INFORMATION PROVIDED:
<<<<
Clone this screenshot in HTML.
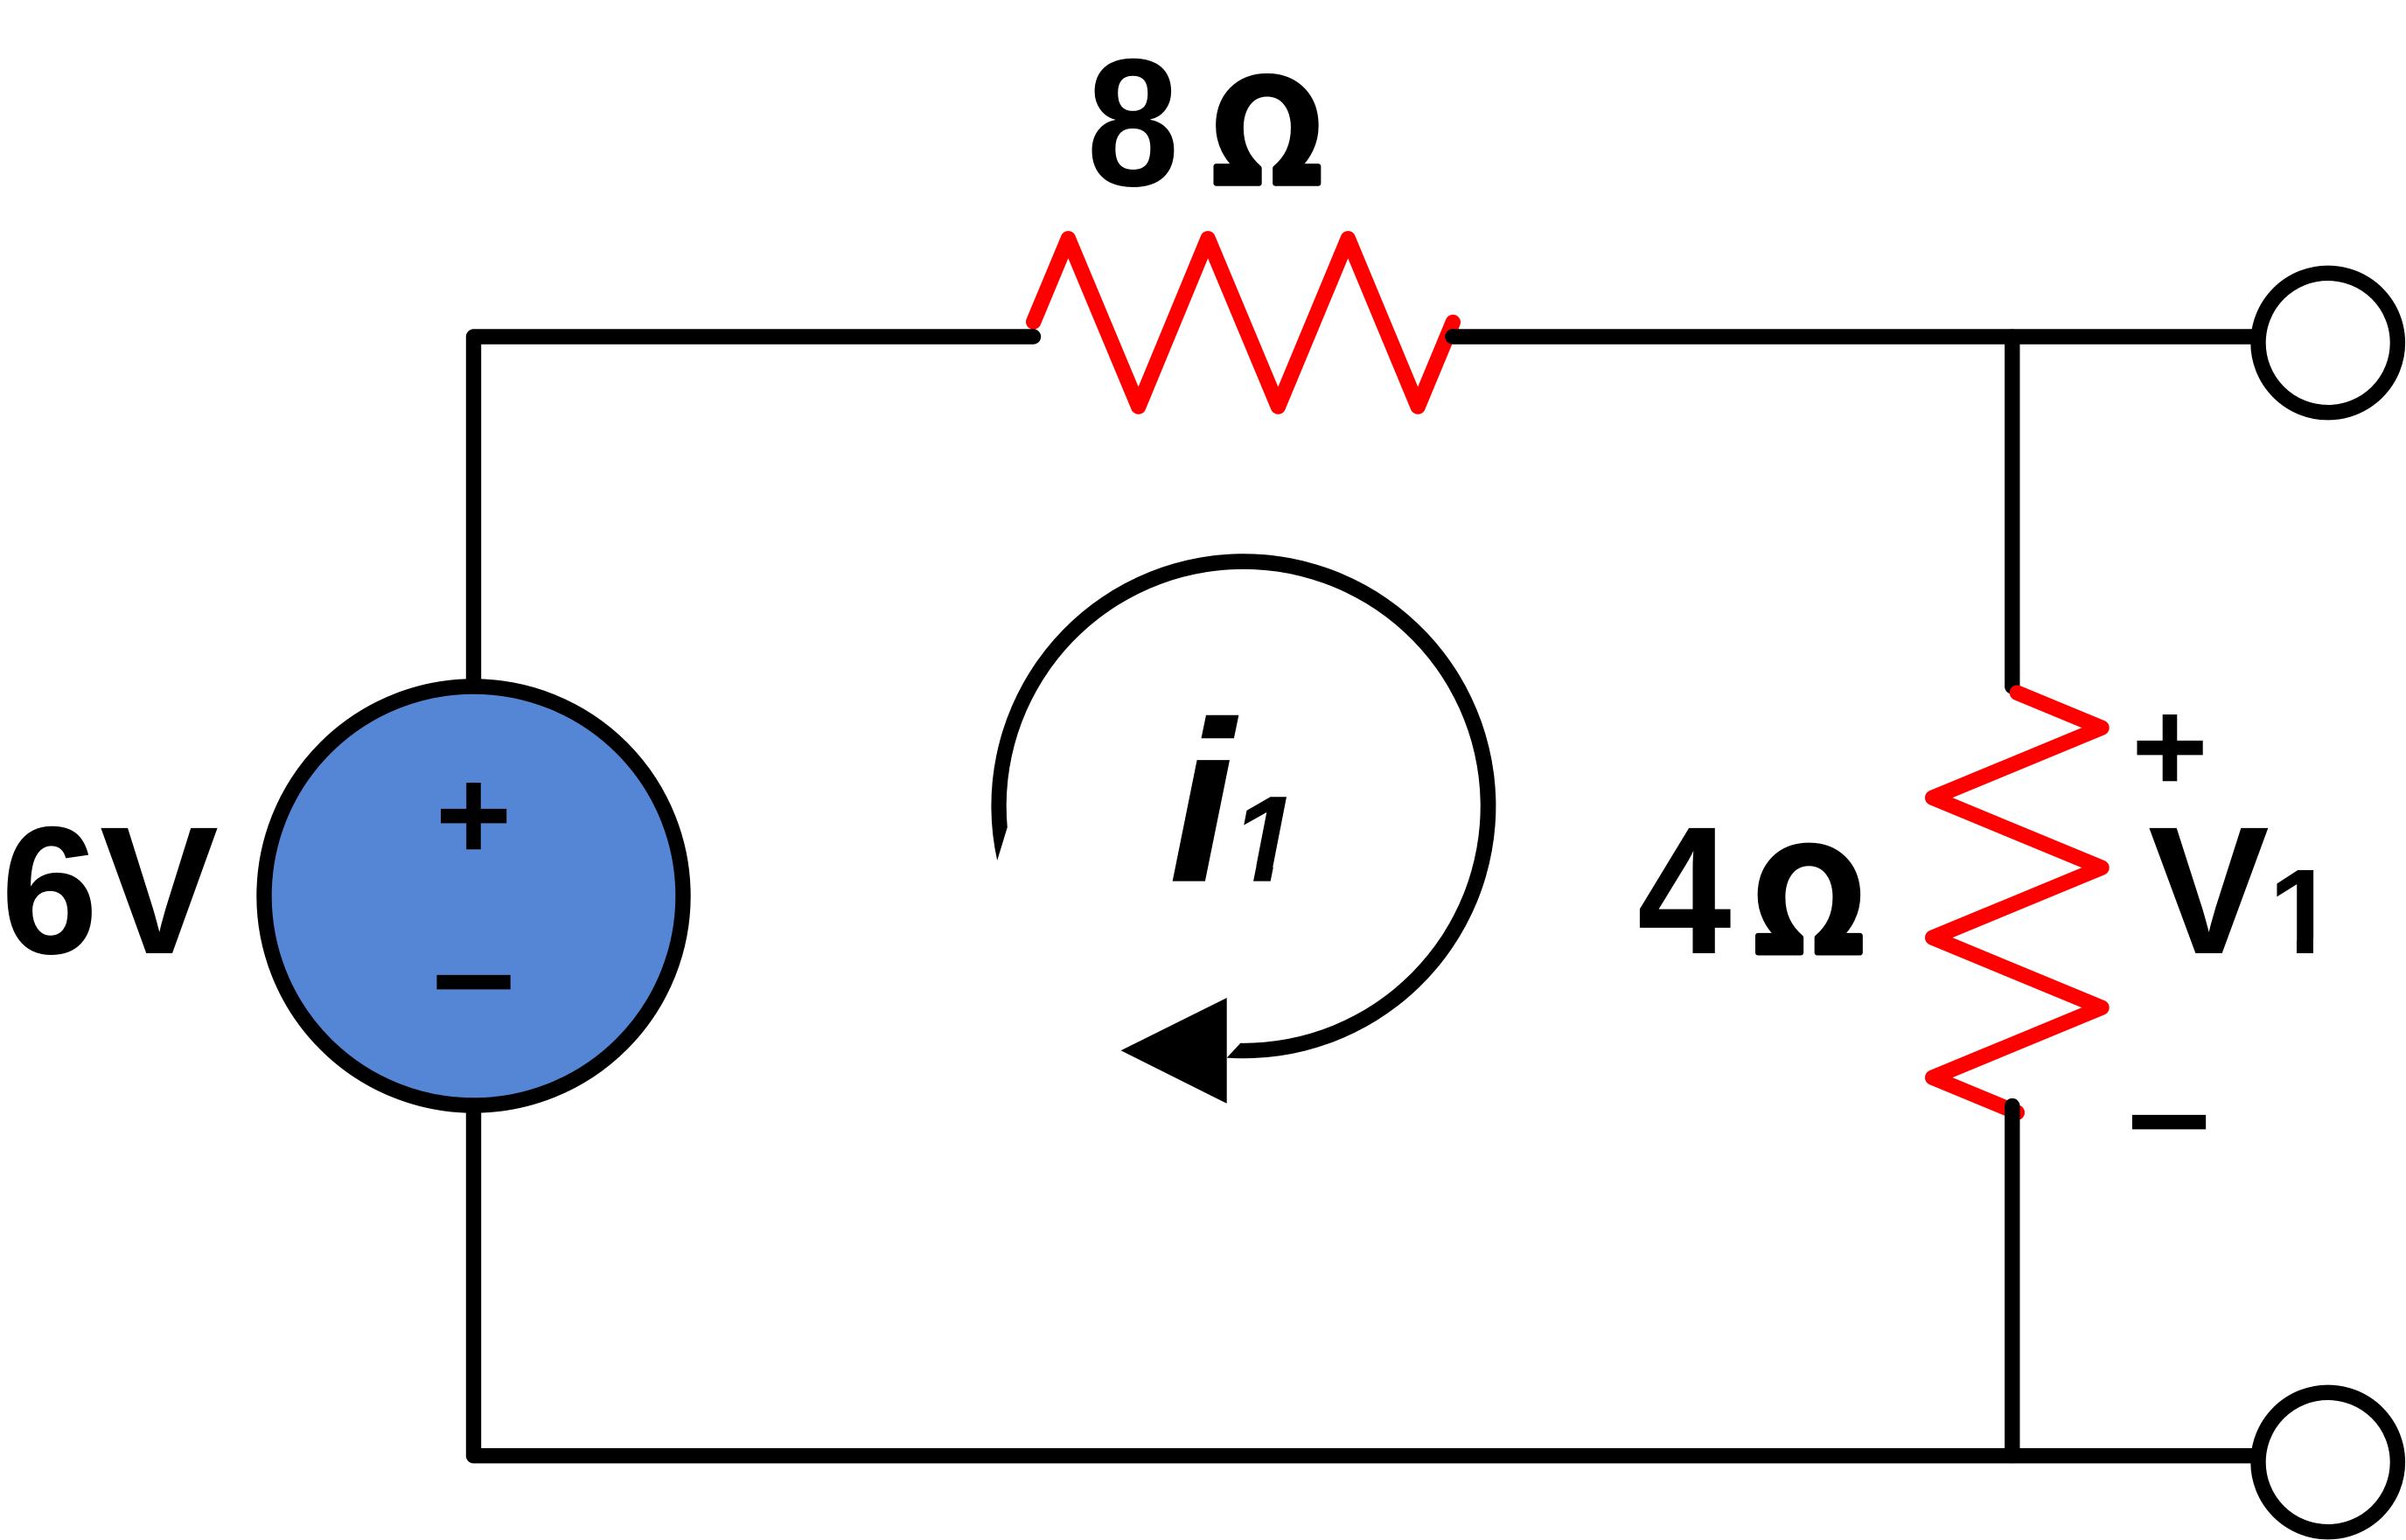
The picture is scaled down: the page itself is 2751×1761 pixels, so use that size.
<!DOCTYPE html>
<html><head><meta charset="utf-8"><style>
html,body{margin:0;padding:0;background:#fff}
svg{display:block}
text{font-family:"Liberation Sans",sans-serif;font-weight:bold;fill:#000}
text.n{font-family:"Noto Sans CJK JP","Liberation Sans",sans-serif;stroke:#000;stroke-width:6;stroke-linejoin:round}
</style></head><body>
<svg width="2751" height="1761" viewBox="0 0 2751 1761" xmlns="http://www.w3.org/2000/svg">
<defs>
<clipPath id="c1"><polygon points="2590,980 2670,980 2670,1073 2645,1073 2645,1095 2626,1095 2626,1073 2590,1073"/></clipPath>
<clipPath id="c2"><polygon points="1400,900 1500,900 1500,990 1456.2,990 1452.2,1010 1432.6,1010 1436.6,990 1400,990"/></clipPath>
</defs>
<rect width="2751" height="1761" fill="#fff"/>
<path d="M2300.8 385V785" stroke="#000" stroke-width="17.4" fill="none" stroke-linecap="round"/>
<g fill="none" stroke="#f00" stroke-width="17.4" stroke-linecap="round" stroke-linejoin="round">
<polyline points="1181.7,368 1221.4,272.8 1301.7,465 1381.1,272.8 1461.4,465 1541.3,272.8 1621.2,465 1661.3,368.5"/>
<polyline points="2306.4,792.2 2403,832.2 2209.7,912.2 2403,992.2 2209.7,1072.2 2403,1152.2 2209.7,1232.2 2306.3,1272.2"/>
</g>
<g fill="none" stroke="#000" stroke-width="17.4" stroke-linecap="round" stroke-linejoin="round">
<path d="M541.5 790V385H1181.5"/>
<path d="M541.5 1260V1664.7H2580"/>
<path d="M1661 385H2580"/>
<path d="M2300.8 1264.6V1664.7"/>
</g>
<circle cx="541.5" cy="1024.5" r="239.5" fill="#5586d5" stroke="#000" stroke-width="17.4"/>
<circle cx="2661.7" cy="392" r="79.7" fill="#fff" stroke="#000" stroke-width="17.4"/>
<circle cx="2661.7" cy="1672" r="79.7" fill="#fff" stroke="#000" stroke-width="17.4"/>
<path d="M1418.4 1192.8A271 271 0 1 0 1151.8 946L1140.2 984A288.5 288.5 0 1 1 1402.7 1209.6Z" fill="#000"/>
<polygon points="1281.6,1201.2 1402.7,1141 1402.7,1261.8" fill="#000"/>
<text transform="translate(1242.5 212) scale(.95 1.04)" font-size="200">8</text>
<text class="n" transform="translate(1382 209.7) scale(1.03 1)" font-size="163">Ω</text>
<text transform="translate(1 1090) scale(.96 1)" font-size="208">6</text>
<text transform="translate(114 1090) scale(.98 1)" font-size="208">V</text>
<text transform="translate(1872 1090) scale(.93 1)" font-size="208">4</text>
<text class="n" transform="translate(2001.5 1089.5) scale(1.03 1)" font-size="163">Ω</text>
<text x="2456" y="1090" font-size="208">V</text>
<g clip-path="url(#c1)"><text x="2594" y="1090" font-size="138">1</text></g>
<text transform="translate(1336 1007.6) scale(1.04 1)" font-size="262" font-style="italic">i</text>
<g clip-path="url(#c2)"><text x="1407" y="1007.6" font-size="140" font-style="italic">1</text></g>
<text x="541.5" y="983" font-size="150" text-anchor="middle">+</text>
<text transform="translate(541.5 1173) scale(1.12 1)" font-size="150" text-anchor="middle">−</text>
<text x="2481" y="905" font-size="150" text-anchor="middle">+</text>
<text transform="translate(2480 1333) scale(1.12 1)" font-size="150" text-anchor="middle">−</text>
</svg>
</body></html>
>>>>
WORK INSTRUCTIONS:
Every line above should be returned exactly; the pictures stay out.

OUTPUT BELOW:
Clone this screenshot in HTML.
The picture is scaled down: the page itself is 2751×1761 pixels, so use that size.
<!DOCTYPE html>
<html><head><meta charset="utf-8"><style>
html,body{margin:0;padding:0;background:#fff}
svg{display:block}
text{font-family:"Liberation Sans",sans-serif;font-weight:bold;fill:#000}
text.n{font-family:"Noto Sans CJK JP","Liberation Sans",sans-serif;stroke:#000;stroke-width:6;stroke-linejoin:round}
</style></head><body>
<svg width="2751" height="1761" viewBox="0 0 2751 1761" xmlns="http://www.w3.org/2000/svg">
<defs>
<clipPath id="c1"><polygon points="2590,980 2670,980 2670,1073 2645,1073 2645,1095 2626,1095 2626,1073 2590,1073"/></clipPath>
<clipPath id="c2"><polygon points="1400,900 1500,900 1500,990 1456.2,990 1452.2,1010 1432.6,1010 1436.6,990 1400,990"/></clipPath>
</defs>
<rect width="2751" height="1761" fill="#fff"/>
<path d="M2300.8 385V785" stroke="#000" stroke-width="17.4" fill="none" stroke-linecap="round"/>
<g fill="none" stroke="#f00" stroke-width="17.4" stroke-linecap="round" stroke-linejoin="round">
<polyline points="1181.7,368 1221.4,272.8 1301.7,465 1381.1,272.8 1461.4,465 1541.3,272.8 1621.2,465 1661.3,368.5"/>
<polyline points="2306.4,792.2 2403,832.2 2209.7,912.2 2403,992.2 2209.7,1072.2 2403,1152.2 2209.7,1232.2 2306.3,1272.2"/>
</g>
<g fill="none" stroke="#000" stroke-width="17.4" stroke-linecap="round" stroke-linejoin="round">
<path d="M541.5 790V385H1181.5"/>
<path d="M541.5 1260V1664.7H2580"/>
<path d="M1661 385H2580"/>
<path d="M2300.8 1264.6V1664.7"/>
</g>
<circle cx="541.5" cy="1024.5" r="239.5" fill="#5586d5" stroke="#000" stroke-width="17.4"/>
<circle cx="2661.7" cy="392" r="79.7" fill="#fff" stroke="#000" stroke-width="17.4"/>
<circle cx="2661.7" cy="1672" r="79.7" fill="#fff" stroke="#000" stroke-width="17.4"/>
<path d="M1418.4 1192.8A271 271 0 1 0 1151.8 946L1140.2 984A288.5 288.5 0 1 1 1402.7 1209.6Z" fill="#000"/>
<polygon points="1281.6,1201.2 1402.7,1141 1402.7,1261.8" fill="#000"/>
<text transform="translate(1242.5 212) scale(.95 1.04)" font-size="200">8</text>
<text class="n" transform="translate(1382 209.7) scale(1.03 1)" font-size="163">Ω</text>
<text transform="translate(1 1090) scale(.96 1)" font-size="208">6</text>
<text transform="translate(114 1090) scale(.98 1)" font-size="208">V</text>
<text transform="translate(1872 1090) scale(.93 1)" font-size="208">4</text>
<text class="n" transform="translate(2001.5 1089.5) scale(1.03 1)" font-size="163">Ω</text>
<text x="2456" y="1090" font-size="208">V</text>
<g clip-path="url(#c1)"><text x="2594" y="1090" font-size="138">1</text></g>
<text transform="translate(1336 1007.6) scale(1.04 1)" font-size="262" font-style="italic">i</text>
<g clip-path="url(#c2)"><text x="1407" y="1007.6" font-size="140" font-style="italic">1</text></g>
<text x="541.5" y="983" font-size="150" text-anchor="middle">+</text>
<text transform="translate(541.5 1173) scale(1.12 1)" font-size="150" text-anchor="middle">−</text>
<text x="2481" y="905" font-size="150" text-anchor="middle">+</text>
<text transform="translate(2480 1333) scale(1.12 1)" font-size="150" text-anchor="middle">−</text>
</svg>
</body></html>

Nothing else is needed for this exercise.